Romano-Germanic Legal System - LAW 250

The Romano-Germanic Legal System (Civil Law or Civilian Law) is a legal system originating in Europe, intellectualized within the framework of late Roman law, and whose most prevalent feature is that its core principles are codified into a referable system, which serves as the primary source of law. This can be contrasted with Common Law Systems whose intellectual framework comes from judge-made decisional law, which gives precedential authority to prior court decisions on the principle that it is unfair to treat similar facts differently on different occasions (i.e. doctrine of judicial precedent). Historically, the Romano-Germanic legal system is the group of legal ideas and systems ultimately derived from the Code of Justinian, but heavily overlaid by Germanic, Canonical, Feudal, and Local Practices, as well as doctrinal strains such as natural laws, codification, and legislative positivism.

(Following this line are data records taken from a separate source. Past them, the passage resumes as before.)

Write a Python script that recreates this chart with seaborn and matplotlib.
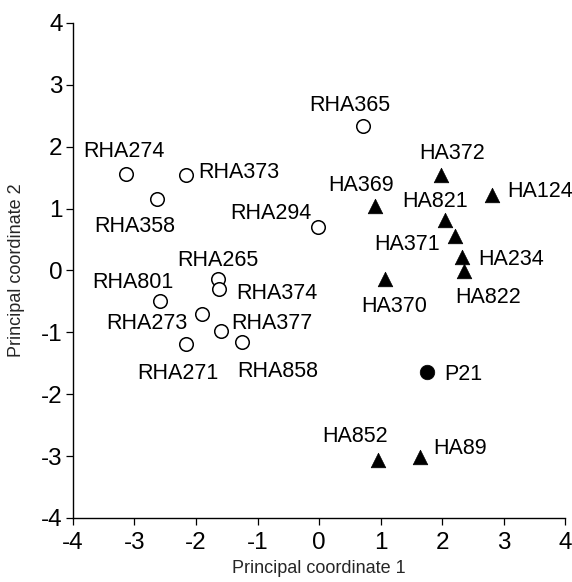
import matplotlib
matplotlib.use("Agg")
import matplotlib.pyplot as plt
import seaborn as sns
import pandas as pd

# ---- data ----
names = ["RHA274", "RHA373", "RHA358", "RHA294", "RHA265", "RHA374", "RHA801",
         "RHA273", "RHA377", "RHA271", "RHA858", "RHA365",
         "HA372", "HA369", "HA821", "HA124", "HA371", "HA234", "HA822", "HA370",
         "HA852", "HA89", "P21"]
pc1 = [-3.14, -2.16, -2.63, -0.02, -1.65, -1.63, -2.59,
       -1.91, -1.60, -2.16, -1.25, 0.72,
       1.99, 0.91, 2.05, 2.81, 2.21, 2.32, 2.36, 1.08,
       0.96, 1.64, 1.75]
pc2 = [1.56, 1.54, 1.16, 0.70, -0.14, -0.30, -0.49,
       -0.71, -0.98, -1.19, -1.16, 2.33,
       1.54, 1.04, 0.81, 1.22, 0.55, 0.21, -0.01, -0.14,
       -3.06, -3.02, -1.64]
group = ["RHA"] * 12 + ["HA"] * 10 + ["P21"]
ticks = [-4, -3, -2, -1, 0, 1, 2, 3, 4]

df = pd.DataFrame({"name": names, "pc1": pc1, "pc2": pc2, "group": group})

# label layout: (dx, dy) pixel offset of text from point (dy downward), alignment
label_layout = {
    "RHA274": (-2, -25, "center"), "RHA373": (12, -5.5, "left"),
    "RHA358": (-22, 25, "center"), "RHA294": (-6, -16, "right"),
    "RHA265": (0, -21, "center"), "RHA374": (17, 1.5, "left"),
    "RHA801": (-26.5, -21, "center"), "RHA273": (-14, 7, "right"),
    "RHA377": (11, -10, "left"), "RHA271": (-8.5, 27, "center"),
    "RHA858": (36, 27, "center"), "RHA365": (-13, -23, "center"),
    "HA372": (11, -24, "center"), "HA369": (-13.5, -23, "center"),
    "HA821": (-10.5, -21, "center"), "HA124": (15, -5.5, "left"),
    "HA371": (-15, 6, "right"), "HA234": (17, 0, "left"),
    "HA822": (24, 24, "center"), "HA370": (9, 24.5, "center"),
    "HA852": (-23, -25.5, "center"), "HA89": (13, -11, "left"),
    "P21": (18, 0, "left"),
}

sns.set_style("ticks")
plt.rcParams["font.family"] = ["Liberation Sans", "DejaVu Sans"]

fig = plt.figure(figsize=(5.72, 5.82), dpi=100)
ax = fig.add_axes([0.1276, 0.110, 0.8602, 0.8505])

sns.scatterplot(data=df[df.group == "RHA"], x="pc1", y="pc2", ax=ax,
                marker="o", s=95, facecolor="white", edgecolor="black",
                linewidth=1.1, zorder=3)
sns.scatterplot(data=df[df.group == "HA"], x="pc1", y="pc2", ax=ax,
                marker="^", s=110, color="black", edgecolor="black",
                linewidth=0.5, zorder=3)
sns.scatterplot(data=df[df.group == "P21"], x="pc1", y="pc2", ax=ax,
                marker="o", s=110, color="black", edgecolor="black",
                linewidth=0.5, zorder=3)

for n, x, y in zip(names, pc1, pc2):
    dx, dy, ha = label_layout[n]
    ax.annotate(n, (x, y), xytext=(dx, -(dy + 8)), textcoords="offset pixels",
                ha=ha, va="baseline", fontsize=15.5, color="black",
                annotation_clip=False)

ax.set_xlim(-4, 4)
ax.set_ylim(-4, 4)
ax.set_xticks(ticks)
ax.set_yticks(ticks)
ax.set_xticklabels([str(t) for t in ticks])
ax.set_yticklabels([str(t) for t in ticks])
ax.tick_params(axis="both", labelsize=17.5, length=5, width=0.9, direction="out",
               colors="black")
ax.tick_params(axis="x", pad=5)
ax.tick_params(axis="y", pad=2.5)
for side in ["top", "right"]:
    ax.spines[side].set_visible(False)
for side in ["left", "bottom"]:
    ax.spines[side].set_linewidth(1.0)
    ax.spines[side].set_color("black")

ax.set_xlabel("Principal coordinate 1", fontsize=13)
ax.set_ylabel("Principal coordinate 2", fontsize=13)
ax.xaxis.set_label_coords(0.5, -0.085)
ax.yaxis.set_label_coords(-0.098, 0.5)

fig.savefig("out.png", dpi=100)
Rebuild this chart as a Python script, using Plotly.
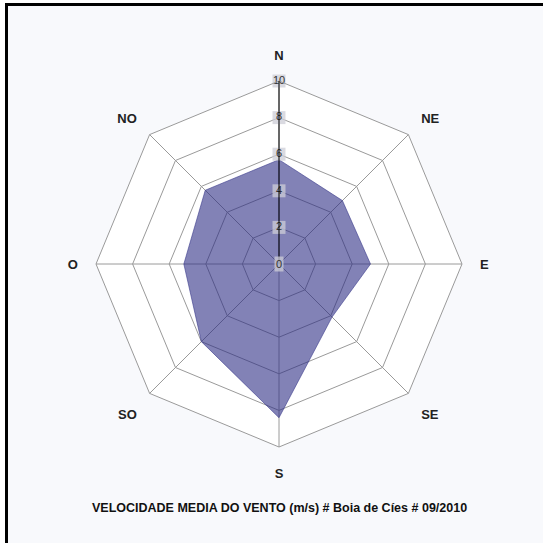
import plotly.graph_objects as go

directions = ["N", "NE", "E", "SE", "S", "SO", "O", "NO"]
speeds = [5.7, 4.9, 5.0, 4.1, 8.4, 6.0, 5.2, 5.7]
radial_ticks = [0, 2, 4, 6, 8, 10]
radial_labels = ["0", "2", "4", "6", "8", "10"]
caption = "VELOCIDADE MEDIA DO VENTO (m/s) # Boia de Cíes # 09/2010"
top_title = "VELOCIDADES MEDIAS DO VENTO"

W = H = 543
cx, cy, R = 279, 264, 183

fig = go.Figure()
fig.add_trace(go.Scatterpolar(
    r=speeds + speeds[:1], theta=directions + directions[:1],
    mode="lines", fill="toself",
    fillcolor="rgba(40,40,130,0.58)",
    line=dict(color="rgba(60,60,140,0.6)", width=1),
    hoverinfo="skip", showlegend=False,
))
fig.add_trace(go.Scatterpolar(
    r=radial_ticks[1:], theta=["N"] * (len(radial_ticks) - 1),
    mode="markers+text", text=radial_labels[1:],
    textposition="middle center",
    textfont=dict(family="Liberation Sans", size=11, color="#333333"),
    marker=dict(symbol="square", size=13, color="rgba(205,205,215,0.75)"),
    cliponaxis=False,
    hoverinfo="skip", showlegend=False,
))

label_font = dict(family="Liberation Sans", size=13, color="#222222", weight="bold")

fig.update_layout(
    width=W, height=H,
    margin=dict(l=0, r=0, t=0, b=0),
    paper_bgcolor="#f8f9fc",
    showlegend=False,
    polar=dict(
        domain=dict(x=[(cx - R) / W, (cx + R) / W],
                    y=[(H - cy - R) / H, (H - cy + R) / H]),
        bgcolor="white",
        gridshape="linear",
        radialaxis=dict(
            range=[0, 10], tickvals=radial_ticks[1:], angle=90, tickangle=0,
            showticklabels=False, ticks="",
            showline=True, linecolor="black", linewidth=1,
            gridcolor="#9a9a9a", gridwidth=1,
        ),
        angularaxis=dict(
            type="category", categoryarray=directions,
            direction="clockwise", rotation=90,
            showline=True, linecolor="#9a9a9a", linewidth=1,
            gridcolor="#9a9a9a", gridwidth=1,
            ticks="outside", ticklen=15, tickcolor="rgba(0,0,0,0)",
            tickfont=label_font,
        ),
    ),
    shapes=[
        dict(type="rect", xref="paper", yref="paper", layer="below",
             x0=0, x1=6.5 / W, y0=0, y1=1,
             fillcolor="white", line=dict(width=0)),
        dict(type="rect", xref="paper", yref="paper", layer="below",
             x0=0, x1=1, y0=1 - 4.5 / H, y1=1,
             fillcolor="white", line=dict(width=0)),
        dict(type="line", xref="paper", yref="paper",
             x0=6.5 / W, x1=6.5 / W, y0=0, y1=1 - 3 / H,
             line=dict(color="black", width=3)),
        dict(type="line", xref="paper", yref="paper",
             x0=5 / W, x1=1, y0=1 - 4.5 / H, y1=1 - 4.5 / H,
             line=dict(color="black", width=3)),
    ],
    annotations=[
        dict(text=radial_labels[0], xref="paper", yref="paper",
             x=cx / W, y=1 - cy / H, showarrow=False,
             bgcolor="rgba(205,205,215,0.75)", borderpad=1,
             font=dict(family="Liberation Sans", size=11, color="#333333")),
        dict(text=caption, xref="paper", yref="paper",
             x=cx / W, y=1 - 517 / H, showarrow=False,
             font=dict(family="Liberation Sans Narrow, Liberation Sans", size=12.5,
                       color="#111111", weight="bold")),
        dict(text=top_title, xref="paper", yref="paper",
             x=15 / W, xanchor="left", y=1, yanchor="bottom", yshift=-4,
             showarrow=False, borderpad=0,
             font=dict(family="Liberation Sans", size=20, color="#111111", weight="bold")),
    ],
)

fig.write_html(
    "out.html",
    config={"displayModeBar": False},
    post_script="document.body.style.margin='0';document.body.style.overflow='hidden';",
)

Conceptually, the Romano-Germanic legal system proceeds from abstractions, formulates general principles, and distinguishes substantive rules from procedural rules. It holds case law to be secondary and subordinate to statutory law. The marked feature of the Romano-Germanic Systems is that they use Codes with brief text that tends to avoid factually specific scenarios. Code articles deal in generalities and thus stand at odds with statutory schemes which are often very long and very detailed. The Romano-Germanic Legal System is the most widespread system of law in the world, in force in various forms in about 150 countries.

Language of Instruction: English (legal terms, however, are also given in Arabic and French).